Of course, neither Lieberman nor Solinger nor Mitchell is alive to give his or her account. Maybe Tucker wasn’t the High Noon marshal she makes herself out to be in A Short Life of Trouble: Forty Years in the New York Art World. But I’ll give her the benefit of the doubt, since she did crack a few eggs in order to make omelettes during her remarkable career.

At the Whitney, she organized groundbreaking exhibitions of Robert Morris and Bruce Nauman and turned the museum’s biennial (then an annual) into the always controversial box-office smash it remains to this day. She may very well be the first American model/exemplar of the speculative —as opposed to authoritative—curator, whose exhibitions are conceived to raise questions rather than find answers. Fired by the Whitney in the wake of the 1975 Richard Tuttle show that baffled even her most fervent supporters, Tucker promptly started her own museum, again a predominantly inquiring enterprise: the New Museum of Contemporary Art in downtown Manhattan, now housed in a spiffy new building on the Bowery, which she ran for 22 years. Tucker died of lymphoma in 2006. She was only 66 years old.

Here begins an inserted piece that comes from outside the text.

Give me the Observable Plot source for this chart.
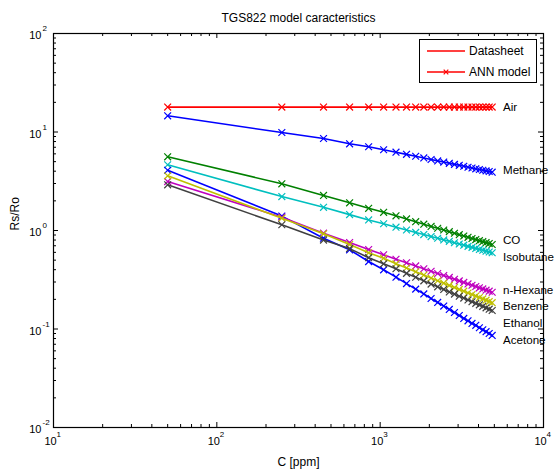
<!DOCTYPE html>
<html><head><meta charset="utf-8">
<script src="https://cdn.jsdelivr.net/npm/d3@7"></script>
<script src="https://cdn.jsdelivr.net/npm/@observablehq/plot@0.6"></script>
<style>
body{margin:0;background:#fff;font-family:"Liberation Sans",Arial,sans-serif;}
#wrap{position:relative;width:554px;height:473px;overflow:hidden;}
#legend{position:absolute;left:419px;top:39px;width:116px;height:42px;border:1px solid #000;background:#fff;}
</style></head><body><div id="wrap"></div>
<script>
const title = "TGS822 model caracteristics";
const xLabel = "C [ppm]";
const yLabel = "Rs/Ro";
const conc = [50,250,450,650,850,1050,1250,1450,1650,1850,2050,2250,2450,2650,2850,3050,3250,3450,3650,3850,4050,4250,4450,4650,4850];
const air = [17.9,17.9,17.9,17.9,17.9,17.9,17.9,17.9,17.9,17.9,17.9,17.9,17.9,17.9,17.9,17.9,17.9,17.9,17.9,17.9,17.9,17.9,17.9,17.9,17.9];
const methane = [14.6,9.88,8.59,7.59,7.08,6.60,6.24,5.93,5.67,5.45,5.26,5.09,4.95,4.81,4.69,4.59,4.49,4.39,4.31,4.23,4.16,4.09,4.03,3.97,3.91];
const co = [5.60,2.98,2.27,1.91,1.68,1.53,1.41,1.31,1.23,1.16,1.10,1.054,1.011,0.973,0.938,0.907,0.879,0.853,0.830,0.809,0.789,0.770,0.753,0.737,0.721];
const isobutane = [4.65,2.21,1.72,1.45,1.28,1.17,1.08,1.012,0.956,0.909,0.868,0.834,0.803,0.776,0.751,0.729,0.709,0.690,0.674,0.658,0.643,0.630,0.617,0.605,0.594];
const acetone = [4.09,1.40,0.835,0.637,0.484,0.399,0.336,0.289,0.254,0.227,0.204,0.186,0.171,0.158,0.147,0.137,0.128,0.121,0.114,0.109,0.103,0.098,0.094,0.090,0.086];
const nHexane = [3.14,1.365,0.939,0.755,0.641,0.567,0.511,0.470,0.437,0.409,0.386,0.366,0.349,0.334,0.320,0.308,0.297,0.287,0.278,0.270,0.262,0.255,0.248,0.242,0.236];
const benzene = [3.59,1.333,0.926,0.721,0.594,0.523,0.459,0.416,0.381,0.353,0.329,0.309,0.292,0.277,0.264,0.252,0.242,0.232,0.224,0.216,0.209,0.202,0.196,0.190,0.185];
const ethanol = [2.91,1.143,0.800,0.655,0.530,0.459,0.409,0.367,0.335,0.308,0.286,0.268,0.252,0.238,0.226,0.215,0.206,0.197,0.189,0.182,0.176,0.170,0.164,0.159,0.154];
const gasNames = ["Air","Methane","CO","Isobutane","Acetone","n-Hexane","Benzene","Ethanol"];
const gasColors = ["#ff0000","#0000ff","#008000","#00bfbf","#0000ff","#bf00bf","#bfbf00","#404040"];
const labelNames = ["Air","Methane","CO","Isobutane","n-Hexane","Benzene","Ethanol","Acetone"];
const labelValues = [17.9,4.06,0.79,0.532,0.246,0.169,0.114,0.0764];
const labelConc = 5650;
const xMajor = [10,100,1000,10000];
const yMajor = [0.01,0.1,1,10,100];
const xMinor = [20,30,40,50,60,70,80,90,200,300,400,500,600,700,800,900,2000,3000,4000,5000,6000,7000,8000,9000];
const yMinor = [0.02,0.03,0.04,0.05,0.06,0.07,0.08,0.09,0.2,0.3,0.4,0.5,0.6,0.7,0.8,0.9,2,3,4,5,6,7,8,9,20,30,40,50,60,70,80,90];
const legendItems = ["Datasheet","ANN model"];

const seriesValues = [air,methane,co,isobutane,acetone,nHexane,benzene,ethanol];
const W = 554, H = 473, mL = 53, mR = 11, mT = 33, mB = 46;
const pw = W - mL - mR, ph = H - mT - mB;

const marks = [];
seriesValues.forEach((vals, k) => {
  const pts = vals.map((v, i) => ({c: conc[i], v}));
  marks.push(Plot.line(pts, {x: "c", y: "v", stroke: gasColors[k], strokeWidth: 1.6}));
  marks.push(Plot.dot(pts, {x: "c", y: "v", symbol: "times", r: 3.2, stroke: gasColors[k], strokeWidth: 1.2}));
});
const labelData = labelNames.map((n, i) => ({n, v: labelValues[i]}));
marks.push(Plot.text(labelData, {x: () => labelConc, y: "v", text: "n", textAnchor: "start", fontSize: 11.6, fill: "#000"}));
// ticks (inward, all four sides)
marks.push(Plot.tickX(xMajor, {x: d => d, insetTop: ph - 5, stroke: "#000"}));
marks.push(Plot.tickX(xMajor, {x: d => d, insetBottom: ph - 5, stroke: "#000"}));
marks.push(Plot.tickX(xMinor, {x: d => d, insetTop: ph - 3, stroke: "#000"}));
marks.push(Plot.tickX(xMinor, {x: d => d, insetBottom: ph - 3, stroke: "#000"}));
marks.push(Plot.tickY(yMajor, {y: d => d, insetRight: pw - 5, stroke: "#000"}));
marks.push(Plot.tickY(yMajor, {y: d => d, insetLeft: pw - 5, stroke: "#000"}));
marks.push(Plot.tickY(yMinor, {y: d => d, insetRight: pw - 3, stroke: "#000"}));
marks.push(Plot.tickY(yMinor, {y: d => d, insetLeft: pw - 3, stroke: "#000"}));
marks.push(Plot.frame({stroke: "#000", strokeWidth: 1.2}));
// tick labels
marks.push(Plot.text(xMajor, {x: d => d, text: () => "10", frameAnchor: "bottom", dy: 17, dx: -3, fontSize: 11, fill: "#000"}));
marks.push(Plot.text(xMajor, {x: d => d, text: d => String(Math.round(Math.log10(d))), frameAnchor: "bottom", dy: 9, dx: 3, textAnchor: "start", fontSize: 8, fill: "#000"}));
marks.push(Plot.text(yMajor, {y: d => d, text: () => "10", frameAnchor: "left", dx: -12, dy: 2, textAnchor: "end", fontSize: 11, fill: "#000"}));
marks.push(Plot.text(yMajor, {y: d => d, text: d => String(Math.round(Math.log10(d))), frameAnchor: "left", dx: -11, dy: -5, textAnchor: "start", fontSize: 8, fill: "#000"}));
// titles
marks.push(Plot.text([title], {frameAnchor: "top", dy: -20, fontSize: 12, fill: "#000"}));
marks.push(Plot.text([xLabel], {frameAnchor: "bottom", dy: 38, fontSize: 12, fill: "#000"}));
marks.push(Plot.text([yLabel], {frameAnchor: "left", dx: -38, rotate: -90, fontSize: 12, fill: "#000"}));

const chart = Plot.plot({
  width: W, height: H, marginLeft: mL, marginRight: mR, marginTop: mT, marginBottom: mB,
  x: {type: "log", domain: [10, 10000], axis: null},
  y: {type: "log", domain: [0.01, 100], axis: null},
  style: {fontFamily: "'Liberation Sans', Arial, sans-serif", background: "#fff", overflow: "visible"},
  marks
});
const wrap = document.getElementById("wrap");
wrap.appendChild(chart);

// legend overlay
const lg = document.createElement("div");
lg.id = "legend";
const ns = "http://www.w3.org/2000/svg";
const ls = document.createElementNS(ns, "svg");
ls.setAttribute("width", 116); ls.setAttribute("height", 42);
ls.style.fontFamily = "'Liberation Sans', Arial, sans-serif";
legendItems.forEach((t, i) => {
  const y = 11 + i * 21;
  const ln = document.createElementNS(ns, "line");
  ln.setAttribute("x1", 7); ln.setAttribute("x2", 45); ln.setAttribute("y1", y); ln.setAttribute("y2", y);
  ln.setAttribute("stroke", "#ff0000"); ln.setAttribute("stroke-width", 1.6);
  ls.appendChild(ln);
  if (i === 1) {
    const m = document.createElementNS(ns, "path");
    m.setAttribute("d", `M${26-2.3},${y-2.3}L${26+2.3},${y+2.3}M${26-2.3},${y+2.3}L${26+2.3},${y-2.3}`);
    m.setAttribute("stroke", "#ff0000"); m.setAttribute("stroke-width", 1.2);
    ls.appendChild(m);
  }
  const tx = document.createElementNS(ns, "text");
  tx.setAttribute("x", 49); tx.setAttribute("y", y + 4.3);
  tx.setAttribute("font-size", 12); tx.textContent = t;
  ls.appendChild(tx);
});
lg.appendChild(ls);
wrap.appendChild(lg);
</script></body></html>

Tucker, née Silverman, was the daughter of a Brooklyn lawyer who, operating against “a widely held assumption—at least among the Jews—that there were no Jewish criminals,” never managed to make the big bucks. Her mother, Dora, “was a mediocre cook for whom supper was a package of frozen blintzes, the insides still chilled to a crunch, or a gray flank steak that spent its final hours bleeding wearily into our sink.” Tucker rebelled against her mother’s neuroses—which were straight out of a Woody Allen movie—by slipping into Manhattan to smoke, drink and go to Harlem clubs. At a precocious 17, she wrote in her journal, “I am now a cynical young adult (I use the term loosely) who has come into direct contact with poetry, poets, pseudointellectuals, sex, James Joyce, jazz and older men.”

But like Scarlett O’Hara, Marcia Tucker was not a conventionally beautiful woman. In her memoir, she’s certainly not afraid to say so, unabashedly confessing that she “came into” her “classic, middle-aged Jewish-lady looks early on.” She writes: “My body, by the time I was 12, pot-bellied with tiny shoulders, skinny arms and spindly, knock-kneed legs, looked like the results of an alien abduction. ... I came to add the thick glasses, constantly slipping down my big nose, to a face that already sported a mouth full of crooked teeth, wires and rubber bands.” Tucker thought herself homely enough to form an Ugly Club at school, complete with caricature-bearing membership cards.